Concomitantemente, é importante proceder à revisão da normativa relativa à segurança marítima, em essencial, a legislação relativa a poluição marinha por derramamento de petróleo e possível adoção de regras mais severas que as normas internacionais, com observância dos paradigmas dos sistemas da UE e dos EUA assim como a legislação atinente à  adoção de registro nacional e implementar mecanismos de incentivo à frota mercante nacional. Ademais, deve analisar o Brasil a possibilidade de  implementação imediata de algumas medidas, como possível adoção de lista negra de navios, a exemplo da elaborada pela Comissão da UE; maior rigor nas exigências quanto à inspeção dos navios que transitam em águas brasileira e implementação de sistema de controle e gestão de tráfego marítimo que permita monitoramento permanente de navios, sem prejuízo do direito de passagem inocente. E, ainda neste cenário, destacam-se as seguintes questões:

  1. Implementação de monitoramento dos navios de bandeira de conveniência (BDC) tendo em vista que as maiores mares negras tem sido causadas por navios de BDC;
  2. Detectar regiões de risco potencial; levantamento e avaliação de equipamentos e planos estratégicos de controle e prevenção de acidentes de grande proporção assim como aperfeiçoamento e atualização dos planos de emergência.
  3. Intercâmbio de experiências e informações entre entidades com competência e responsabilidades no âmbito do combate à poluição: Marinha, Anvisa, Ibama, Antaq, ANP, Polícia Federal, Corpo de Bombeiros e ministérios do Meio Ambiente e dos Transportes, dentre outros.

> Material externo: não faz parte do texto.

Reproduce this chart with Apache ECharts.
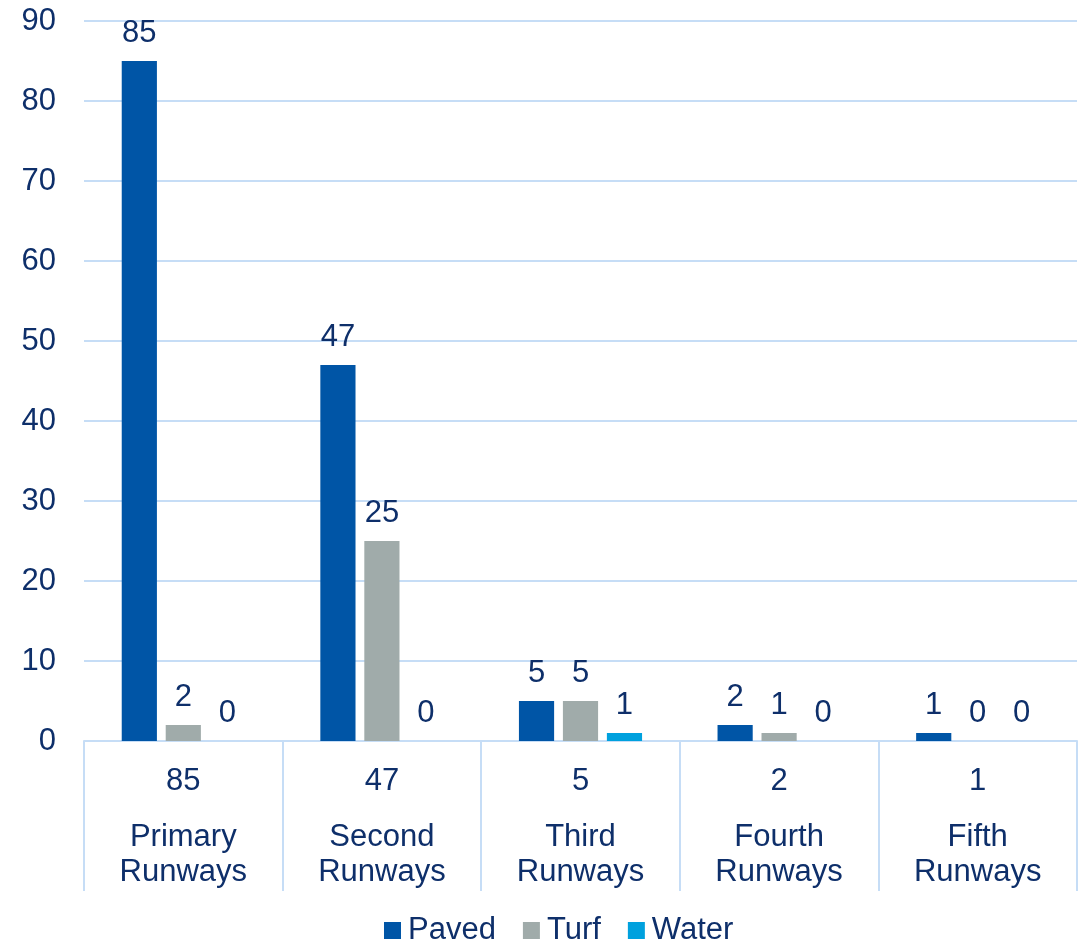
<!DOCTYPE html>
<html>
<head>
<meta charset="utf-8">
<script src="https://cdn.jsdelivr.net/npm/echarts@6/dist/echarts.min.js"></script>
<style>
  html, body { margin: 0; padding: 0; background: #fff; }
  #chart { width: 1083px; height: 942px; }
</style>
</head>
<body>
<div id="chart"></div>
<script>
// Runway counts by surface type
const categories = ['Primary\nRunways', 'Second\nRunways', 'Third\nRunways', 'Fourth\nRunways', 'Fifth\nRunways'];
const categoryTotals = [85, 47, 5, 2, 1];
const paved = [85, 47, 5, 2, 1];
const turf = [2, 25, 5, 1, 0];
const water = [0, 0, 1, 0, 0];
const yTicks = { min: 0, max: 90, interval: 10 };

const TEXT = '#0E2F6A';
const GRID = '#C6DDF6';
const FONT = 'Liberation Sans, Arial, sans-serif';
const FS = 31;

const chart = echarts.init(document.getElementById('chart'), null, { renderer: 'canvas' });

function barSeries(name, data, color) {
  return {
    name: name,
    type: 'bar',
    data: data,
    barGap: '25%',
    barCategoryGap: '38%',
    itemStyle: { color: color },
    label: {
      show: true,
      position: 'top',
      distance: 12,
      color: TEXT,
      fontFamily: FONT,
      fontSize: FS
    }
  };
}

chart.setOption({
  animation: false,
  textStyle: { fontFamily: FONT },
  grid: { left: 84, right: 6, top: 21, bottom: 201, containLabel: false },
  legend: {
    bottom: -4,
    left: 384,
    itemWidth: 17,
    itemHeight: 17,
    itemGap: 27,
    padding: 0,
    icon: 'rect',
    textStyle: { color: TEXT, fontSize: FS, fontFamily: FONT, padding: [0, 0, 0, 2] },
    data: ['Paved', 'Turf', 'Water']
  },
  xAxis: {
    type: 'category',
    data: categories,
    axisLine: { show: true, lineStyle: { color: GRID, width: 2 } },
    axisTick: { show: true, length: 150, lineStyle: { color: GRID, width: 2 } },
    axisLabel: {
      margin: 2,
      interval: 0,
      formatter: function (value, idx) {
        const parts = value.split('\n');
        return '{t|' + categoryTotals[idx] + '}\n{n|' + parts[0] + '}\n{n|' + parts[1] + '}';
      },
      rich: {
        t: { fontSize: FS, lineHeight: 77, color: TEXT, fontFamily: FONT },
        n: { fontSize: FS, lineHeight: 35, color: TEXT, fontFamily: FONT }
      }
    }
  },
  yAxis: {
    type: 'value',
    min: yTicks.min,
    max: yTicks.max,
    interval: yTicks.interval,
    axisLine: { show: false },
    axisTick: { show: false },
    splitLine: { lineStyle: { color: GRID, width: 2 } },
    axisLabel: { color: TEXT, fontSize: FS, fontFamily: FONT, margin: 28 }
  },
  series: [
    barSeries('Paved', paved, '#0055A6'),
    barSeries('Turf', turf, '#A0ABAA'),
    barSeries('Water', water, '#00A1DE')
  ]
});
</script>
</body>
</html>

Efetivamente, no País do “pré-sal”, propugna-se ser indispensável  a implementação de políticas e de planejamentos relacionados ao transporte marítimo de petróleo e derivados assim como revisão do quadro regulamentar. Deve-se, contudo, consolidar a premissa de que o que falta no sistema brasileiro, considerado de vanguarda, não é produção de legislação, mas sim sua efetiva aplicação e cumprimento. Evidencia-se que o equilíbrio entre a estratégia para o desenvolvimento da indústria naval “vis a vis” a sustentabilidade parece constituir o paradigma da síntese ideal da competitividade.